Central switch: Would Stade’s Jules Plisson be more effective at 12? Photo: Getty Images

The fly-halves Noves selected in September were Trinh-Duc and Jules Plisson, the Stade Francais star whose temperament and tactical kicking are as brittle as the Toulon No 10’s. Interestingly, Stade coach Gonzalo Quesada – who knows a thing or two about what’s required to be a top-class fly-half – selected Plisson at inside-centre for their Challenge Cup match against Timisoara Saracens last week with Morne Steyn at ten. Plisson played well, showing his pace to scoot through for an early try, and demonstrating that there are few French threequarters who can pass as crisply and accurately as he. Moving from 10 to 12 would relieve Plisson of the pressure of running the back-line while improving its creativity, particularly if Fofana – whose distribution can sometimes let him down – plays at 13.

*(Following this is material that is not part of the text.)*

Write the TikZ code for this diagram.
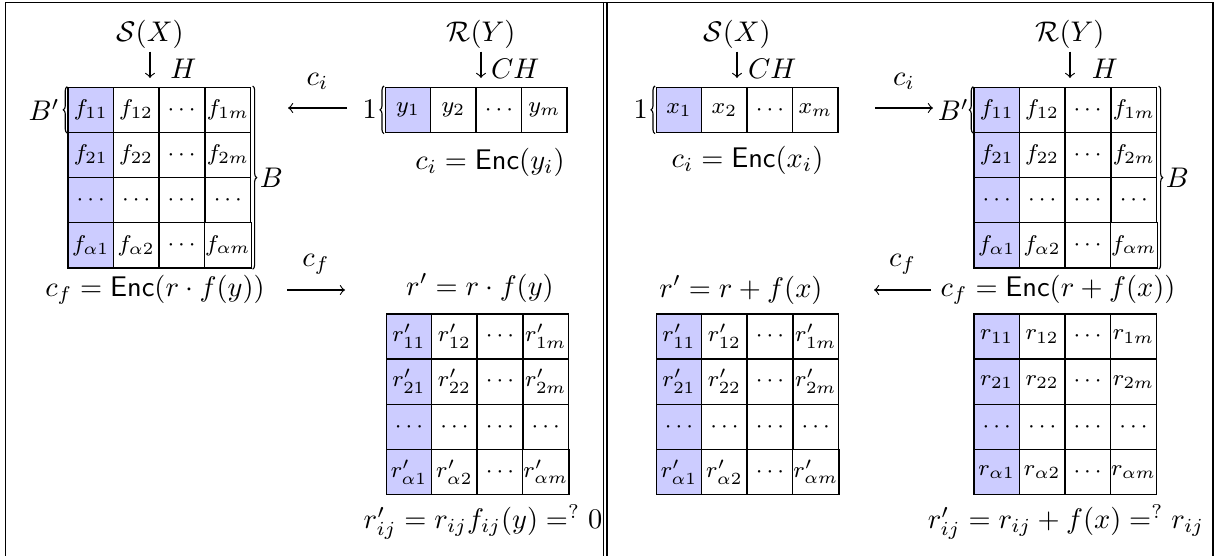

But whoever Noves picks at fly-half, the responsibility will be enormous. The last time France beat the All Blacks was a 27-22 win in Dunedin in the summer of 2009 and since then there have been nine consecutive defeats, culminating in the 62-13 humiliation in last year’s World Cup quarter-final.

Playing at fly-half in that 2009 victory was a fresh-faced 22-year-old by the name of Trinh-Duc. He had the world at his feet that day but the Frenchman’s failure to kick-on lies in his head.